The new regulations state that the narrower definition is intended to protect speech, “even when speech or expression is offensive.”
In a change from the proposal released in 2018, the new guidelines also explicitly require Title IX investigations for dating violence, sexual assault, stalking, and quid pro quo harassment by a school employee, which consists of offering a favor in exchange for a sexual act.
The new rules also limit the physical bounds of what schools must investigate. Under the Obama-era guidelines, schools had to investigate any behavior that could affect educational processes, including that which occured off campus or in study abroad programs.
Now, schools must only investigate behavior that takes place in locations and circumstances that schools have “substantial control over,” including off-campus buildings belonging to recognized student organizations, a greater jurisdiction than DeVos originally proposed. The rules are limited, however, to the United States—meaning study abroad programs no longer fall under Title IX’s jurisdiction.
Stoops acknowledged that while the regulation might reshape the avenues by which students can seek care from BC, the school will aim to provide the same breadth of coverage.

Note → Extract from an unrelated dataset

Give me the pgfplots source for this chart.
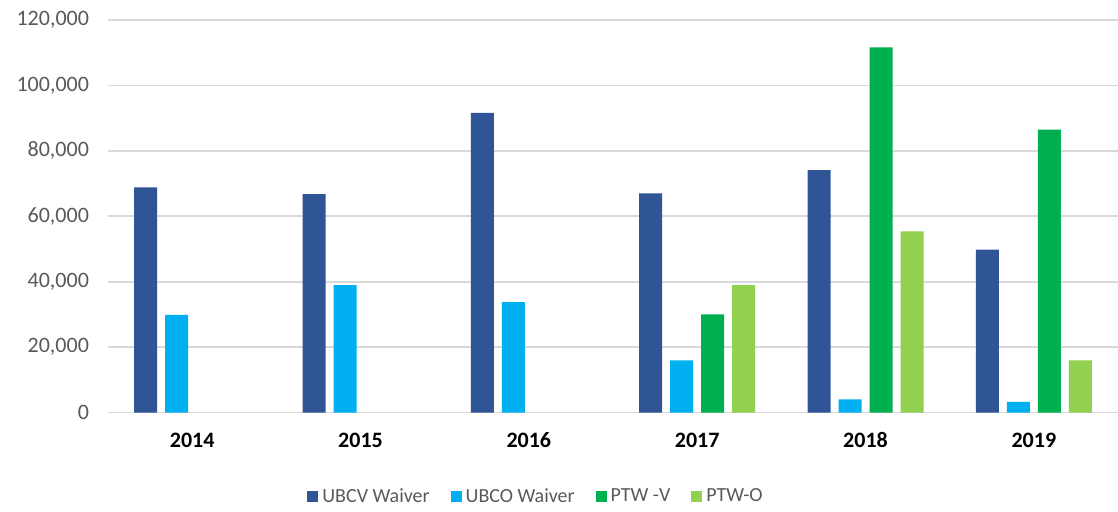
\documentclass[border=0pt]{standalone}
\usepackage{pgfplots}
\pgfplotsset{compat=1.18}
\usepackage{fontspec}
\setmainfont{Carlito}
\definecolor{ubcv}{HTML}{2F5597}
\definecolor{ubco}{HTML}{00B0F0}
\definecolor{ptwv}{HTML}{00B050}
\definecolor{ptwo}{HTML}{92D050}
\definecolor{gridgray}{HTML}{D9D9D9}
\definecolor{labgray}{HTML}{595959}
\begin{document}
\begin{tikzpicture}
\useasboundingbox (0,0) rectangle (559pt,256pt);
\begin{axis}[
  at={(54pt,49.65pt)}, anchor=south west,
  scale only axis, width=505pt, height=196.4pt,
  xmin=-0.5, xmax=5.5, ymin=0, ymax=120000,
  ybar=4pt, bar width=11.5pt,
  xtick={0,1,2,3,4,5}, xticklabels={2014,2015,2016,2017,2018,2019},
  ytick={0,20000,40000,60000,80000,100000,120000},
  scaled y ticks=false,
  ymajorgrids, major grid style={draw=gridgray, line width=0.8pt},
  axis line style={draw=none}, major tick length=0pt,
  tick label style={font=\fontsize{11}{13}\selectfont, text=labgray},
  yticklabel style={xshift=-6pt, /pgf/number format/fixed, /pgf/number format/1000 sep={,}, /pgf/number format/assume math mode=true},
  xticklabel style={font=\fontsize{11}{13}\selectfont\bfseries, text=black, yshift=-6.5pt},
  legend columns=4,
  legend style={draw=none, fill=none, at={(0.4248,-0.2146)}, anchor=center,
    font=\fontsize{10}{12}\selectfont, text=labgray,
    /tikz/every even column/.append style={column sep=8.5pt}},
  legend image code/.code={\fill[#1] (0pt,-2.75pt) rectangle (5.5pt,2.75pt);},
]
\addplot[fill=ubcv, draw=none] coordinates {(0,68800) (1,66800) (2,91600) (3,67000) (4,74100) (5,49800)};
\addplot[fill=ubco, draw=none] coordinates {(0,29900) (1,39000) (2,33800) (3,16000) (4,4100) (5,3300)};
\addplot[fill=ptwv, draw=none] coordinates {(3,30000) (4,111600) (5,86500)};
\addplot[fill=ptwo, draw=none] coordinates {(3,39000) (4,55400) (5,16000)};
\legend{UBCV Waiver, UBCO Waiver, PTW -V, PTW-O}
\end{axis}
\end{tikzpicture}
\end{document}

“If someone is feeling that they’re being harassed or discriminated against or if they’ve been the victim of sexual violence, I don’t want them to think ‘Well is this a Title IX case? Is this not a Title IX case?’” Stoops said. “What I really don’t want to see happen is that people are reluctant to come forward and get help and support because no matter what, we’re going to care for our students. Our policies will look different, and that’s something we’re going to be working on between now and August 14.”